Ref: https://spark.apache.org/docs/1.6.0/sql-programming-guide.html#schema-merging
WoodChopper
Updated on September 23, 2021Comments
-
WoodChopper over 2 years
How to read partitioned parquet with condition as dataframe,
this works fine,
val dataframe = sqlContext.read.parquet("file:///home/msoproj/dev_data/dev_output/aln/partitions/data=jDD/year=2015/month=10/day=25/*")
Partition is there for
day=1 to day=30
is it possible to read something like(day = 5 to 6)
orday=5,day=6
,val dataframe = sqlContext.read.parquet("file:///home/msoproj/dev_data/dev_output/aln/partitions/data=jDD/year=2015/month=10/day=??/*")
If I put
*
it gives me all 30 days data and it too big. -
WoodChopper over 8 yearsFirst thanks for response, I was looking for more simple way. In case some 20 days as subset this way will be kind of difficult. I would be filtering often to check the data accuracy.
-
Glennie Helles Sindholt over 8 yearsThen why not simply do
val dataframe = sqlContext.read.parquet("file:///your/path/data=jDD/year=2015/month=10/")?

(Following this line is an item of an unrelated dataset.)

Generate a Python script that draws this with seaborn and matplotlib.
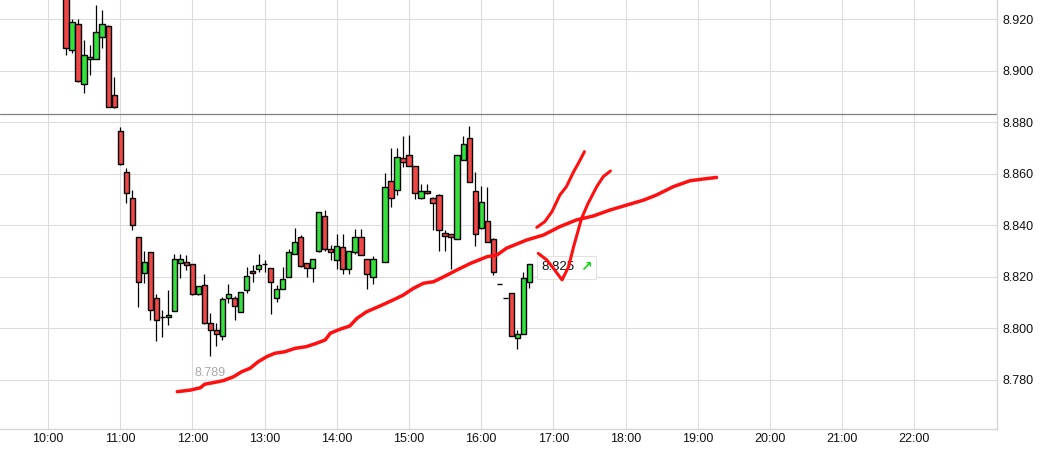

day` is added as a column in the dataframe, which you can then filter on. -
WoodChopper over 8 yearsActually, it very huge data running. Data is from 2007 to 2015. On an average 5 billion row of raw logs are processed and stored. I would be asked for particular data report on demand
-
Glennie Helles Sindholt over 8 yearsRight, so the first thing you do is a
filter
operation. Since Spark does lazy evaluation you should have no problems with the size of the data set. The filter will be applied before any actions and only the data you are interested in will be kept in memory. -
WoodChopper over 8 yearsWell it seems only answer is this!
-
Eric M almost 8 yearsHave an upvote, Glennie! Your remark about using filter() on the read.parquet() was exactly what I needed.
-
mightymephisto about 7 yearsSchema Merging is only required if the schema's are different, if they are the same then you do not need this.
-
Vijay Krishna almost 7 yearsGlennie where did you read about the option on sqlcontext.read? I could not find anything in spark docs.
-
Glennie Helles Sindholt almost 7 yearsIt is written in the documentation. Look here. When they changed it from the old way to the new way, I remember that I stubbled across it in the release notes.
-
Shankar about 6 years@GlennieHellesSindholt: i'm trying to read the AVRO files using Spark avro reader , i gave the basePath option but still the partition columns are not available in the DataFrame. any idea?
-
Auren Ferguson almost 5 yearsIs this exclusively for scala? I'm trying it with pyspark, it works with
{}
notation but not[]
. I'm trying to read in a range. -
samthebest over 4 yearsIs there a way to have wildcards in the
basePath
I seem to be getting error :java.lang.IllegalArgumentException: Option 'basePath' must be a directory
-
Vivek Sharma over 4 yearsDoes this work for specifying range of years and months in the same fashion like "file:///your/path/data=mydata/year=[2015-2018]/month=[1-6]/day=[5-10]/*")
-
ben almost 4 years@samthebest did you got any solution of adding wildcards in basepath?
-
hui chen over 2 yearsIt's so strange that the second method is not implemented in pyspark. It would be really handy to have it.